Overall, the goal of this database solution should be to optimize Sparkify's data for analysis, allowing the company to derive insights that could drive business growth, user engagement, and user experience improvements.

Database Schema Design:

I've proposed a star schema for the database design, centered around the songplays table as the fact table. This design decision was based on the needs of the analysis team and the nature of the questions they'll be asking.
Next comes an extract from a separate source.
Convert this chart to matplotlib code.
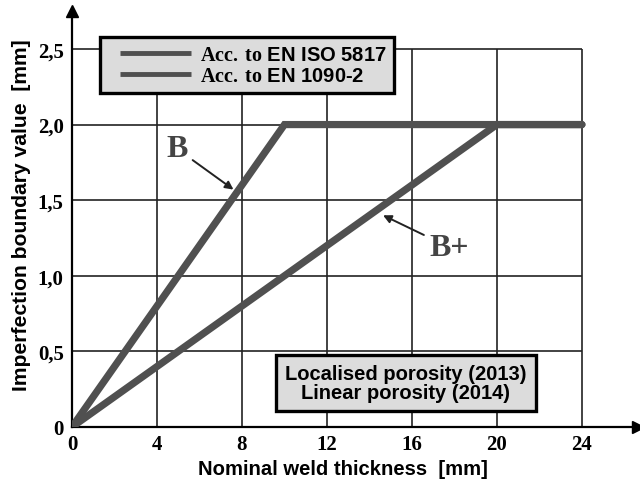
import matplotlib
matplotlib.use("Agg")
import matplotlib.pyplot as plt
from matplotlib.legend_handler import HandlerLine2D
from matplotlib.lines import Line2D

# ---- data ----
thickness_B = [0, 10, 24]
boundary_B = [0, 2.0, 2.0]
thickness_Bp = [0, 20, 24]
boundary_Bp = [0, 2.0, 2.0]
x_ticks = [0, 4, 8, 12, 16, 20, 24]
x_labels = ["0", "4", "8", "12", "16", "20", "24"]
y_ticks = [0, 0.5, 1.0, 1.5, 2.0, 2.5]
y_labels = ["0", "0,5", "1,0", "1,5", "2,0", "2,5"]
series_labels = [r"$\mathbf{Acc.\,to}$ EN ISO 5817", r"$\mathbf{Acc.\,to}$ EN 1090-2"]
box_text = "Localised porosity (2013)\nLinear porosity (2014)"

plt.rcParams["mathtext.fontset"] = "custom"
plt.rcParams["mathtext.bf"] = "Liberation Serif:bold"
plt.rcParams["mathtext.rm"] = "Liberation Serif"

W, H = 640, 481
fig = plt.figure(figsize=(W / 100, H / 100), dpi=100)
ax = fig.add_axes([72 / W, (H - 428) / H, (638 - 72) / W, (428 - 12) / H])
ax.set_xlim(0, 26.64)
ax.set_ylim(0, 2.751)

line_col = "#505050"
# grid
ax.vlines(x_ticks[1:], 0, y_ticks[-1], color="#222222", lw=1.2, zorder=1)
ax.hlines(y_ticks[1:], 0, x_ticks[-1], color="#222222", lw=1.2, zorder=1)

l1, = ax.plot(thickness_B, boundary_B, color=line_col, lw=5.2, solid_capstyle="round",
              solid_joinstyle="miter", zorder=3, label=series_labels[0])
l2, = ax.plot(thickness_Bp, boundary_Bp, color=line_col, lw=5.2, solid_capstyle="round",
              solid_joinstyle="miter", zorder=3, label=series_labels[1])

# spines / arrows
for s in ["top", "right"]:
    ax.spines[s].set_visible(False)
for s in ["left", "bottom"]:
    ax.spines[s].set_linewidth(1.6)
    ax.spines[s].set_color("black")
ax.plot(1, 0, ">", color="black", ms=8, transform=ax.transAxes, clip_on=False, zorder=5)
ax.plot(0, 1, "^", color="black", ms=8, transform=ax.transAxes, clip_on=False, zorder=5)

serif = "Liberation Serif"
sans = "Liberation Sans"
ax.set_xticks(x_ticks)
ax.set_xticklabels(x_labels, fontfamily=serif, fontweight="bold", fontsize=15)
ax.set_yticks(y_ticks)
ax.set_yticklabels(y_labels, fontfamily=serif, fontweight="bold", fontsize=15)
ax.tick_params(axis="both", length=0)
ax.tick_params(axis="x", pad=5)
ax.tick_params(axis="y", pad=6)

ax.set_xlabel("Nominal weld thickness  [mm]", fontfamily=sans, fontweight="bold",
              fontsize=14.6, va="center", ha="center")
ax.xaxis.set_label_coords((343 - 72) / 566, (428 - 470) / 416)
ax.set_ylabel("Imperfection boundary value  [mm]", fontfamily=sans, fontweight="bold",
              fontsize=15.2, va="center", ha="center", rotation=90)
ax.yaxis.set_label_coords((22 - 72) / 566, (428 - 215) / 416)

# legend
leg = ax.legend(handles=[l1, l2], loc="upper left",
                bbox_to_anchor=(100 / W, 1 - 38 / H), bbox_transform=fig.transFigure,
                borderaxespad=0, frameon=True, fancybox=False, framealpha=1,
                facecolor="#dcdcdc", edgecolor="black",
                prop={"family": sans, "weight": "bold", "size": 14.5},
                borderpad=0.4, handlelength=4.1, handletextpad=0.45, labelspacing=0.1,
                handler_map={Line2D: HandlerLine2D(xpad=0.6)})
leg.get_frame().set_linewidth(2.4)
for ln in leg.get_lines():
    ln.set_linewidth(3.5)
    ln.set_solid_capstyle("butt")
leg.set_zorder(6)

# bottom box
ax.text(15.72, 0.291, box_text, ha="center", va="center", multialignment="center",
        fontfamily=sans, fontweight="bold", fontsize=14.5, linespacing=1.05, zorder=6,
        bbox=dict(boxstyle="square,pad=0.45", fc="#dcdcdc", ec="black", lw=2.4))

# annotations
arrow = dict(arrowstyle="-|>", color="#222222", lw=1.4, mutation_scale=12,
             shrinkA=2, shrinkB=0)
ax.annotate("B", xy=(7.6, 1.57), xytext=(4.94, 1.84), ha="center", va="center",
            fontfamily=serif, fontweight="bold", fontsize=23, color="#444444",
            arrowprops=arrow, zorder=6)
ax.annotate("B+", xy=(14.64, 1.40), xytext=(17.74, 1.19), ha="center", va="center",
            fontfamily=serif, fontweight="bold", fontsize=23, color="#444444",
            arrowprops=arrow, zorder=6)

fig.savefig("out.png", dpi=100, facecolor="white")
The fact table contains the records in a log of song plays, which is the core focus of Sparkify's analysis efforts, and keys to the four dimension tables: users, songs, artists, and time. By organizing our data this way, we ensure that:

  • It's simple to understand: Even those with a modest understanding of the database will be able to make sense of the model and write effective queries.
  • It's optimized for aggregation: The star schema is excellent for handling common analytical operations, like COUNT, SUM, AVG, MIN, MAX, etc., which are central to your business queries.
  • It's fast: The star schema reduces the number of joins required to answer a query, which greatly improves query performance.

The four dimension tables have been chosen to provide additional context to the facts recorded in songplays.

ETL Pipeline:

Our ETL pipeline has been designed to automate the data flow from raw logs in the S3 bucket to structured, queryable tables in Redshift. The pipeline is constructed as follows:

  1. Extract data from Sparkify's S3 bucket: This is the source of Sparkify's raw JSON logs for user activity and song metadata.
  2. Stage the extracted data in Redshift: The data is loaded into staging tables in Redshift, enabling fast, SQL-based analysis. Staging the data in Redshift also provides a buffer to Sparkify's raw data and adds an extra layer of security.
  3. Transform and Load data into dimensional and fact tables: This involves transforming the data into a suitable format for the star schema and then loading it into our fact and dimension tables. Redshift's columnar storage and massively parallel processing (MPP) architecture ensure this process is fast, even with a growing volume of data.

This ETL pipeline is effective because it automates the transformation of raw, semi-structured data into a structured, analyzable format. Furthermore, it's designed with scalability in mind, ensuring Sparkify can continue to obtain the same high-quality insights as Sparkify's user base grows.